Modern Romance languages, of course, showed a similar pattern. The similarities existing between certain words and forms in Italian, Spanish and French, for example, indicated clearly that they came from the same parent language. The fact that the three words for 'father' had so much in common (Italian, padre, Spanish, padre, French, pere) would be just one case in point among thousands. But one could then go further, and suggest that the word, as it stood in the original parent tongue, must have had a p in it, because this is a common factor in the three modern languages; similarly the presence of an r might be deduced; and if sufficient comparative work was done, the reason for the vowel discrepancy might become clear, and the parent language vowel determined. In such a way, one could arrive at an ancestor form pater - which in this case exists, in Latin. By studying a large number of such cases, dealing with more complex grammatical constructions as well as with letters, the totality of the Latin we know could be deduced, as it were, backwards.

This reasoning, then, was applied to Latin, Greek and Sanskrit, which showed a very similar set of correspondences. Here the forms for 'father' were: Latin, pater, Greek, patēr, Sanskrit, pitar. The conclusion reached suggested that the parent language from which the three had derived would have had a word for 'father' of the form *pəter. The asterisk in front of this form, or any other in comparative philology, indicates that it is a reconstruction along these lines which is not attested in written records. (It is a different use of the asterisk from that usual in contemporary, synchronic linguistics, where it refers to an unacceptable usage.) In other words, a reconstruction is a kind of hypothesis based on the consideration of a multiplicity of examples taken from as many cognate languages as would seem to be relevant. (The theoretical status of these reconstructed forms has been a source of recent debate in historical linguistics.) Thus, in deducing the older word for 'brother' one might well wish to consider as part of the evidence Latin, frāter, Greek, phrātēr), Sanskrit, bhrātār, Old Church Slavonic, bratrǔ, Gothic, broӨar, Old Irish, brāthir, Old English brdbor, and so on, from which one could arrive at a form *bhrāter. (Most large dictionaries provide 'etymological' information of this kind.)

A further eye-catching example of relationship is the present-tense indicative conjunction of the verb 'to be' in Latin, Sanskrit and Greek (the forms of the latter two languages have been transliterated for ease of comparison):

sum smi eim PIE *smi

es si essi *si

est sti esti *sti

The regularity of sets of phonetic correspondences existing in such listings was soon established beyond reasonable doubt, and provided the stimulus that led scholars to suggest lines of phonetic relationship between the languages. Thus, for example, the presence of an a vowel in the verb paradigm given above for Sanskrit corresponds systematically with an e vowel in the other two. The weight of evidence is therefore for an e vowel in the parent language (called Indo-European), the a having developed from this *e by some process of phonetic development. If this was so (and scholars assumed it was), the process could be described as 'Indo-European *e became Sanskrit a and Latin and Greek e*; or in a more simple shorthand: 'IE */e/>Skt /a/, L. Gk. /e/.' Such formulas were worked out in great detail and became known as 'sound-laws'. This was originally a metaphorical use of the word 'law', because the formulas were only representing what were thought of as very strong tendencies for the sounds to behave in such ways; they were not originally considered as exceptionless laws at all - an attitude to be sharply reversed later by the neogrammarian school of comparative philologists, discussed below.

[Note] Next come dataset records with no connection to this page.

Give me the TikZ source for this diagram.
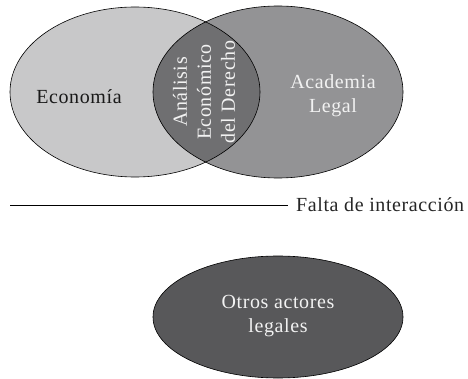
\documentclass[tikz,border=0pt]{standalone}
\usepackage{fontspec}
\setmainfont{Liberation Serif}[LetterSpace=3]
\begin{document}
\begin{tikzpicture}[x=1pt,y=-1pt,
  blob/.style={draw=black,line width=0.6pt},
  lbl/.style={font=\fontsize{20}{24}\selectfont,align=center,inner sep=0pt}]
\useasboundingbox (0,0) rectangle (468,379);
\definecolor{cEco}{HTML}{C8C8C9}
\definecolor{cAca}{HTML}{939395}
\definecolor{cAed}{HTML}{6F6F71}
\definecolor{cOtr}{HTML}{58585A}
\definecolor{cTxt}{HTML}{F2F2F2}
\fill[cEco] (135,92) ellipse [x radius=125, y radius=85];
\fill[cAca] (278,92) ellipse [x radius=125, y radius=86];
\begin{scope}
  \clip (135,92) ellipse [x radius=125, y radius=85];
  \fill[cAed] (278,92) ellipse [x radius=125, y radius=86];
\end{scope}
\draw[blob] (135,92) ellipse [x radius=125, y radius=85];
\draw[blob] (278,92) ellipse [x radius=125, y radius=86];
\node[lbl,text=black!90] (eco) at (79,97) {Economía};
\node[lbl,text=cTxt] (aca) at (333,96) {Academia\\Legal};
\node[lbl,text=cTxt,rotate=90] (aed) at (204,92) {Análisis\\Económico\\del Derecho};
\coordinate (lineL) at (10,205);
\node[lbl,anchor=west,text=black!85] (falta) at (296,205) {Falta de interacción};
\draw[line width=0.6pt] (lineL) -- ([xshift=-8pt]falta.west);
\fill[cOtr] (278,317) ellipse [x radius=125, y radius=61];
\draw[blob] (278,317) ellipse [x radius=125, y radius=61];
\node[lbl,text=cTxt] (otros) at (278,316) {Otros actores\\legales};
\end{tikzpicture}
\end{document}
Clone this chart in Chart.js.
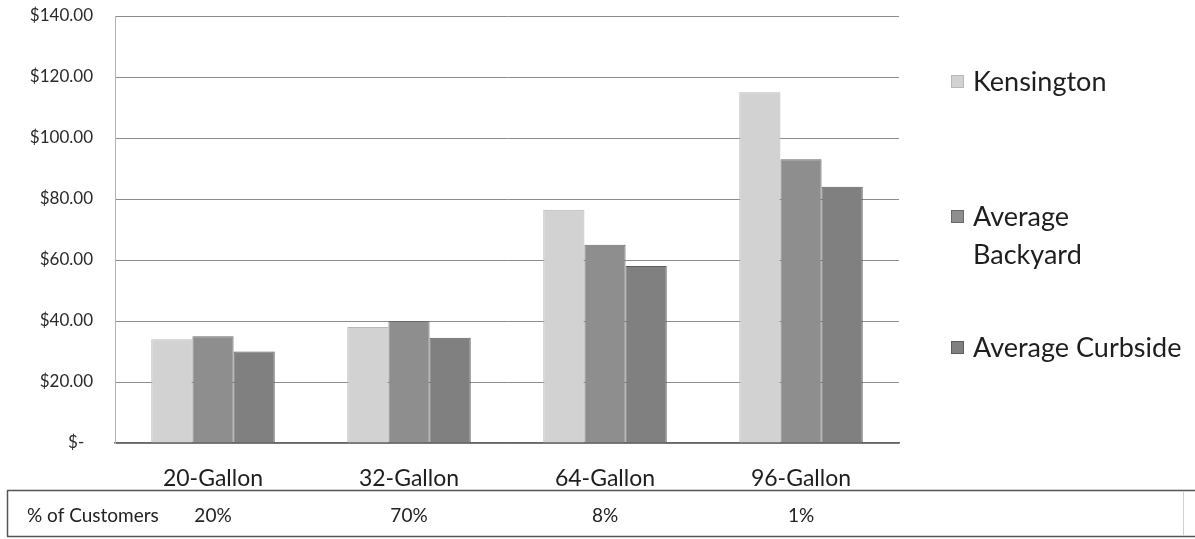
<!DOCTYPE html>
<html>
<head>
<meta charset="utf-8">
<script src="https://cdn.jsdelivr.net/npm/chart.js@4.4.0/dist/chart.umd.min.js"></script>
<style>
  html, body { margin: 0; padding: 0; background: #ffffff; }
  #wrap { width: 1195px; height: 539px; position: relative; }
</style>
</head>
<body>
<div id="wrap"><canvas id="c" width="1195" height="539"></canvas></div>
<script>
// Monthly cost by cart size
const categories = ['20-Gallon', '32-Gallon', '64-Gallon', '96-Gallon'];
const kensington = [34, 38, 76.5, 115];
const averageBackyard = [35, 40, 65, 93];
const averageCurbside = [30, 34.5, 58, 84];

// Share of customers per cart size (data table row)
const tableRowTitle = '% of Customers';
const customerShare = ['20%', '70%', '8%', '1%'];

// Value axis labels, accounting style
const yTickLabels = ['$-  ', '$20.00', '$40.00', '$60.00', '$80.00', '$100.00', '$120.00', '$140.00'];

// Legend text, one entry per series, split into lines
const seriesLines = [['Kensington'], ['Average', 'Backyard'], ['Average Curbside']];

const FONT = 'Lato, "Open Sans", sans-serif';
const fills = ['#d2d2d2', '#8e8e8e', '#808080'];
const edges = ['#b8b8b8', '#6a6a6a', '#5c5c5c'];

const sideLegend = {
  id: 'sideLegend',
  afterDraw(chart) {
    const ctx = chart.ctx;
    const firstLineY = [82, 217, 348];
    const lineGap = 38;
    ctx.save();
    ctx.font = '27px ' + FONT;
    ctx.textBaseline = 'middle';
    ctx.textAlign = 'left';
    chart.data.datasets.forEach((ds, i) => {
      const y = firstLineY[i];
      ctx.fillStyle = ds.backgroundColor;
      ctx.fillRect(951, y - 7, 13, 13);
      ctx.strokeStyle = ds.borderColor;
      ctx.lineWidth = 1;
      ctx.strokeRect(951.5, y - 6.5, 12, 12);
      ctx.fillStyle = '#1e1e1e';
      seriesLines[i].forEach((line, k) => ctx.fillText(line, 973, y + k * lineGap));
    });
    ctx.restore();
  }
};

const customerTable = {
  id: 'customerTable',
  afterDraw(chart) {
    const ctx = chart.ctx;
    const xs = chart.scales.x;
    ctx.save();
    ctx.strokeStyle = '#555555';
    ctx.lineWidth = 1.5;
    ctx.beginPath();
    ctx.moveTo(7, 490.5); ctx.lineTo(1195, 490.5);
    ctx.moveTo(7, 536.5); ctx.lineTo(1195, 536.5);
    ctx.moveTo(7.5, 490.5); ctx.lineTo(7.5, 536.5);
    ctx.stroke();
    ctx.strokeStyle = '#d0d0d0';
    ctx.lineWidth = 1;
    ctx.beginPath();
    ctx.moveTo(1183.5, 491); ctx.lineTo(1183.5, 536);
    ctx.stroke();
    ctx.font = '19px ' + FONT;
    ctx.fillStyle = '#222222';
    ctx.textBaseline = 'middle';
    ctx.textAlign = 'left';
    ctx.fillText(tableRowTitle, 27, 516);
    ctx.textAlign = 'center';
    customerShare.forEach((t, i) => ctx.fillText(t, xs.getPixelForValue(i), 516));
    ctx.restore();
  }
};

new Chart(document.getElementById('c'), {
  type: 'bar',
  data: {
    labels: categories,
    datasets: [
      { label: seriesLines[0].join(' '), data: kensington, backgroundColor: fills[0], borderColor: edges[0] },
      { label: seriesLines[1].join(' '), data: averageBackyard, backgroundColor: fills[1], borderColor: edges[1] },
      { label: seriesLines[2].join(' '), data: averageCurbside, backgroundColor: fills[2], borderColor: edges[2] }
    ]
  },
  options: {
    responsive: false,
    devicePixelRatio: 1,
    animation: false,
    layout: { padding: { top: 16, right: 296, bottom: 0, left: 0 } },
    datasets: {
      bar: { barPercentage: 1, categoryPercentage: 0.63, borderWidth: 1, borderSkipped: 'bottom' }
    },
    plugins: {
      legend: { display: false },
      tooltip: { enabled: false }
    },
    scales: {
      x: {
        grid: { display: false, drawTicks: false },
        border: { display: true, color: '#666666', width: 1.5 },
        ticks: { color: '#1e1e1e', font: { family: FONT, size: 23 }, padding: 22, maxRotation: 0 },
        afterFit(s) { s.height = 96; }
      },
      y: {
        min: 0,
        max: 140,
        grid: { color: '#8c8c8c', lineWidth: 1, drawTicks: false },
        border: { display: true, color: '#b5b5b5', width: 1 },
        ticks: {
          stepSize: 20,
          padding: 22,
          color: '#2a2a2a',
          font: { family: FONT, size: 17 },
          callback: v => yTickLabels[Math.round(v / 20)]
        },
        afterFit(s) {
          s.width = 115;
          // the label gap is horizontal only; keep it out of the vertical insets
          s.paddingTop = 0;
          s.paddingBottom = 0;
        }
      }
    }
  },
  plugins: [sideLegend, customerTable]
});
</script>
</body>
</html>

The original parent language, then, was gradually reconstructed word by word, as far as the evidence of the written remains allowed, and is now called Proto-Indo-European (or PIE for short). It was assumed that it was being spoken before 3000 B.C. The languages which developed from it were thus called the Indo-European 'family' (according to the then popular model of linguistic description), and the relationship of one member language to another was described in kinship terms: Sanskrit, Greek and Latin were 'sister-languages'. Such a procedure accounted satisfactorily for the interrelationships of most European languages (Basque being an odd exception) by postulating various sub-families or groups of languages within the main family that had some kind of common structural core. From the practical point of view, PIE was given more attention by scholars, partly because there was more written material available in the daughter-languages, and partly because the users of the languages within the Indo-European complex were politically and economically more important. This is, of course, by no means to say that a language of Indo-European stock is somehow intrinsically 'better' than any other: a culture may be more powerful than another, but this does not affect the status of the languages used which are, linguistically speaking, of equal standing (cf. p. 70).

Thus, the major language 'families' of the world were suggested, and those of Europe given more detailed treatment:


the Germanic family, the Romance, the Balto-Slavic, the Celtic, the Hellenic, and so on. The figure above shows one way, using the family tree model, of relating the languages of the Germanic group, of which English is a member. We should remember, of course, that arbitrarily to date and label language states with different names, as is usual in comparative work, is a distorting process. Language is continually in a state of flux; it is always changing. Latin did not suddenly become French overnight, nor Old English Middle English; and it is impossible to pin down the exact moment when any two dialects diverged to the point of unintelligibility, at which point we say they are separate languages (though there has been one movement in recent years which has tried to do just this - the technique variously called 'lexicostatistics' or 'glottochronology'). The names given to the different language states postulated in the comparative method are averages, approximations only, as are the dates. Transitional periods are always present between two arbitrarily determined states.

This was the genealogical method of classification. At the same time, attempts were being made to produce an alternative classification of languages, the typological, wherein each language would be placed according to its major structural characteristics. This procedure was first proposed in detail by A. von Schlegel in 1818. He suggested that there were three kinds of language that could be characterized in this way: at one extreme there were analytic (or isolating) languages, such as Chinese, which have no inflections; at the other extreme there were synthetic (or inflectional) languages, such as Greek or Sanskrit; and in between there were agglutinative (or affixing) languages, such as Turkish or Korean, which string verbal elements together in long sequences. Despite the fact that most languages fell between these points, Schlegel's theory had many adherents. It did provide a comprehensive standpoint at least, and showed that there were general structural tendencies in the ways languages indicated relationships. Its main advantage, too, was that it did not require a vast quantity of textual analysis before making its statements, and was therefore a more useful tool than the genealogical model for classifying languages which had no written records. The two techniques are not incompatible, of course; but for many reasons the genealogical approach remained more popular, and despite support by Sapir and other linguists, no broad classification has yet been produced on typological principles that is satisfactory.